While observing the operating room, the patient's exterior views, the local surgical staff, and the patient's internal organs on separate 2-D video displays, the surgeon (in constant two-way voice contact with the operating room staff) manipulates dials and handles that directly control and operate the scopes and scalpels inside the distant patient. It has been found that 2-D displays are entirely satisfactory so that binocular, stereoscopic (3-D) viewing is not necessary. Similarly, because 3-D viewing is not needed, it makes little difference whether or not the surgeon has binocular stereoscopic vision. But, yes, accurate distance- and depth- perception are absolutely necessary for these surgeries.

This topic is of interest because the visual scenes which require precise distance- and depth- perception (without stereopsis) are electronically rotated by computers, in any of three dimensions, so that the surgeon can view, compare and measure any or all elements in his flat views.

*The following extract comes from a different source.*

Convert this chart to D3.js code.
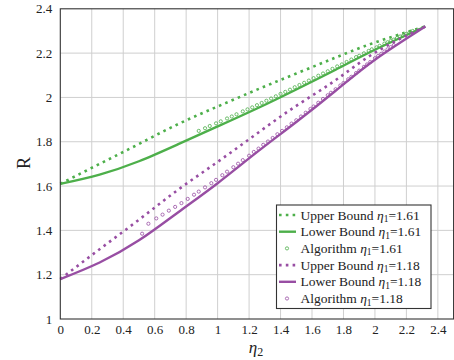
<!DOCTYPE html>
<html>
<head>
<meta charset="utf-8">
<script src="https://cdn.jsdelivr.net/npm/d3@7"></script>
<style>
  body { margin: 0; background: #fff; }
</style>
</head>
<body>
<div class="canvas"></div>
<script>
// data
let xTicks = [0, 0.2, 0.4, 0.6, 0.8, 1, 1.2, 1.4, 1.6, 1.8, 2, 2.2, 2.4];
let yTicks = [1, 1.2, 1.4, 1.6, 1.8, 2, 2.2, 2.4];

let boundX = [0, 0.25, 0.5, 0.75, 1.0, 1.25, 1.5, 1.75, 2.0, 2.32];
let upper161 = [1.61, 1.70, 1.79, 1.88, 1.959, 2.035, 2.108, 2.180, 2.248, 2.32];
let lower161 = [1.61, 1.652, 1.712, 1.789, 1.869, 1.950, 2.036, 2.125, 2.215, 2.32];
let upper118 = [1.18, 1.315, 1.448, 1.584, 1.709, 1.837, 1.962, 2.078, 2.202, 2.32];
let lower118 = [1.18, 1.255, 1.355, 1.482, 1.613, 1.753, 1.889, 2.030, 2.170, 2.32];

let algX161 = [0.88, 0.92, 0.95, 0.99, 1.02, 1.06, 1.09, 1.12, 1.16, 1.19, 1.22, 1.25, 1.28, 1.31, 1.34, 1.37,
  1.40, 1.43, 1.46, 1.49, 1.52, 1.55, 1.58, 1.61, 1.64, 1.67, 1.70, 1.73, 1.76, 1.79, 1.82, 1.85, 1.88,
  1.90, 1.93, 1.96, 1.98, 2.01, 2.03, 2.06, 2.08, 2.10, 2.12, 2.14, 2.16, 2.18, 2.20, 2.22, 2.24];
let algY161 = [1.849, 1.861, 1.871, 1.883, 1.892, 1.905, 1.914, 1.924, 1.937, 1.946, 1.955, 1.965, 1.975,
  1.985, 1.995, 2.005, 2.016, 2.025, 2.035, 2.046, 2.056, 2.066, 2.076, 2.087, 2.098, 2.108, 2.118, 2.129,
  2.140, 2.149, 2.160, 2.171, 2.182, 2.188, 2.199, 2.210, 2.217, 2.226, 2.233, 2.243, 2.249, 2.255, 2.261,
  2.268, 2.275, 2.280, 2.287, 2.293, 2.300];

let algX118 = [0.52, 0.56, 0.61, 0.65, 0.69, 0.73, 0.77, 0.81, 0.85, 0.88, 0.92, 0.96, 0.99, 1.03, 1.06, 1.10,
  1.13, 1.16, 1.20, 1.23, 1.26, 1.29, 1.32, 1.35, 1.38, 1.41, 1.44, 1.47, 1.50, 1.53, 1.56, 1.59, 1.61, 1.64,
  1.67, 1.70, 1.72, 1.75, 1.78, 1.80, 1.83, 1.85, 1.88, 1.90, 1.93, 1.95, 1.97, 2.00, 2.02, 2.04, 2.06, 2.08,
  2.10, 2.12];
let algY118 = [1.385, 1.430, 1.454, 1.471, 1.489, 1.506, 1.523, 1.542, 1.561, 1.575, 1.594, 1.613, 1.628,
  1.649, 1.665, 1.685, 1.701, 1.717, 1.737, 1.754, 1.769, 1.786, 1.801, 1.817, 1.834, 1.849, 1.865, 1.882,
  1.897, 1.914, 1.931, 1.948, 1.959, 1.976, 1.993, 2.010, 2.021, 2.037, 2.054, 2.065, 2.082, 2.093, 2.110,
  2.121, 2.138, 2.149, 2.160, 2.177, 2.187, 2.197, 2.207, 2.217, 2.227, 2.236];

let green = '#4daf4a';
let purple = '#984ea3';
let serif = '"Liberation Serif", "Times New Roman", "DejaVu Serif", serif';

let svg = d3.select(".canvas").append("svg").attr("width", 454).attr("height", 360)
    .attr('font-family', serif);

let x = d3.scaleLinear().domain([0, 2.5]).range([60.3, 453.6]);
let y = d3.scaleLinear().domain([1, 2.4]).range([319, 8.8]);

// grid
svg.append('g').selectAll('line').data(xTicks.slice(1)).join('line')
    .attr('x1', d => x(d)).attr('x2', d => x(d))
    .attr('y1', y(1)).attr('y2', y(2.4))
    .attr('stroke', '#cfcfcf').attr('stroke-width', 1);
svg.append('g').selectAll('line').data(yTicks.slice(1, -1)).join('line')
    .attr('x1', x(0)).attr('x2', x(2.5))
    .attr('y1', d => y(d)).attr('y2', d => y(d))
    .attr('stroke', '#cfcfcf').attr('stroke-width', 1);

// axes (labels only, frame drawn below)
let xAxis = svg.append('g').attr('transform', 'translate(0,' + y(1) + ')')
    .call(d3.axisBottom(x).tickValues(xTicks).tickFormat(d3.format('')).tickSize(0).tickPadding(6));
let yAxis = svg.append('g').attr('transform', 'translate(' + x(0) + ',0)')
    .call(d3.axisLeft(y).tickValues(yTicks).tickFormat(d3.format('')).tickSize(0).tickPadding(8));
[xAxis, yAxis].forEach(a => {
    a.select('.domain').remove();
    a.attr('font-family', serif).attr('font-size', 13);
    a.selectAll('text').attr('fill', '#222');
});

let line = d3.line().x(d => x(d[0])).y(d => y(d[1])).curve(d3.curveNatural);

function drawLine(ys, color, dotted) {
    svg.append('path')
        .datum(boundX.map((v, i) => [v, ys[i]]))
        .attr('d', line)
        .attr('fill', 'none')
        .attr('stroke', color)
        .attr('stroke-width', dotted ? 2.6 : 2.4)
        .attr('stroke-dasharray', dotted ? '2.6,4.2' : null);
}

function drawDots(xs, ys, color) {
    svg.append('g').selectAll('circle').data(xs).join('circle')
        .attr('cx', d => x(d))
        .attr('cy', (d, i) => y(ys[i]))
        .attr('r', 1.6)
        .attr('fill', 'none')
        .attr('stroke', color)
        .attr('stroke-width', 0.8);
}

drawLine(upper161, green, true);
drawLine(lower161, green, false);
drawDots(algX161, algY161, green);
drawLine(upper118, purple, true);
drawLine(lower118, purple, false);
drawDots(algX118, algY118, purple);

// frame
svg.append('rect')
    .attr('x', x(0)).attr('y', y(2.4))
    .attr('width', x(2.5) - x(0)).attr('height', y(1) - y(2.4))
    .attr('fill', 'none').attr('stroke', '#333').attr('stroke-width', 1.1);

// axis titles
svg.append('text')
    .attr('transform', 'translate(30,163) rotate(-90)')
    .attr('text-anchor', 'middle')
    .attr('font-size', 18)
    .attr('fill', '#222')
    .text('R');

let xl = svg.append('text')
    .attr('x', 256).attr('y', 353)
    .attr('text-anchor', 'middle')
    .attr('font-size', 17)
    .attr('fill', '#222');
xl.append('tspan').attr('font-style', 'italic').text('η');
xl.append('tspan').attr('font-size', 12).attr('dy', 3).text('2');

// legend
let legendItems = [
    { name: 'Upper Bound ', val: '=1.61', color: green, kind: 'dot' },
    { name: 'Lower Bound ', val: '=1.61', color: green, kind: 'solid' },
    { name: 'Algorithm ', val: '=1.61', color: green, kind: 'circle' },
    { name: 'Upper Bound ', val: '=1.18', color: purple, kind: 'dot' },
    { name: 'Lower Bound ', val: '=1.18', color: purple, kind: 'solid' },
    { name: 'Algorithm ', val: '=1.18', color: purple, kind: 'circle' }
];

let lg = svg.append('g');
lg.append('rect')
    .attr('x', 276.5).attr('y', 205)
    .attr('width', 154.5).attr('height', 103.5)
    .attr('fill', '#fff').attr('stroke', '#333').attr('stroke-width', 1.1);

legendItems.forEach((d, i) => {
    let cy = 215 + i * 16.7;
    if (d.kind === 'circle') {
        lg.append('circle').attr('cx', 287).attr('cy', cy).attr('r', 1.6)
            .attr('fill', 'none').attr('stroke', d.color).attr('stroke-width', 0.8);
    } else {
        lg.append('line').attr('x1', 279).attr('x2', 296).attr('y1', cy).attr('y2', cy)
            .attr('stroke', d.color)
            .attr('stroke-width', d.kind === 'dot' ? 2.6 : 2.4)
            .attr('stroke-dasharray', d.kind === 'dot' ? '2.6,4.2' : null);
    }
    let t = lg.append('text').attr('x', 300.5).attr('y', cy + 4.5).attr('font-size', 13.5).attr('fill', '#222');
    t.append('tspan').text(d.name);
    t.append('tspan').attr('font-style', 'italic').text('η');
    t.append('tspan').attr('font-size', 9.5).attr('dy', 2.5).text('1');
    t.append('tspan').attr('dy', -2.5).text(d.val);
});
</script>
</body>
</html>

Unfortunately, drivers cannot drive while viewing rotated or altered views of the road and nearby traffic.

The required accuracies of distance- and depth- perception are largely achieved by the surgeons using computer controlled displays, in two ways.

  1. DISTANCE PERCEPTION accuracy is achieved by viewing flat, linear top- and side- views such that direct size comparisons are possible. Ruler markings can be included in or be superimposed over the displayed images.
  1. DEPTH PERCEPTION or viewing directly ahead in a tube and estimating distances ahead, is very difficult to achieve, with or without stereopsis. The computer controlled surgical display and control systems can superimpose on straight-ahead (or in-out) views, ruler markings that accurately indicate depth or distance.

CONCLUSIONS

Distance- and depth- perception are skills learned through repetitive practice. Normally-sighted, binocular and totally monocular people most easily develop and use these skills. Visually impaired people, binocular or monocular, often - but not always - develop effective distance perception skills. Therefore, it is recommended that people needing good distance perception abilities for hobbies, work or driving, be given every possible opportunity to practice and develop these abilities ... that and they be individually tested when necessary ... for safety reasons.

RESOURCES ... for Assistance with Distance- and Depth- Perception

Ophthalmologists, optometrists, opticians, vision trainers, mobility trainers, safe driving instructors, and sports trainers (for golf, tennis, marksmanship, etc.) can often be helpful to people with poor distance perception.

Office visits may not be enough. Some people are best helped if evaluated and trained in the actual environments where difficulties are being experienced, on the job or on the road. Some professional grade computer driving or flight simulators can be helpful. But others, notably, games for entertainment, are scaled improperly and thus useless or detrimental for distance perception practice exercises.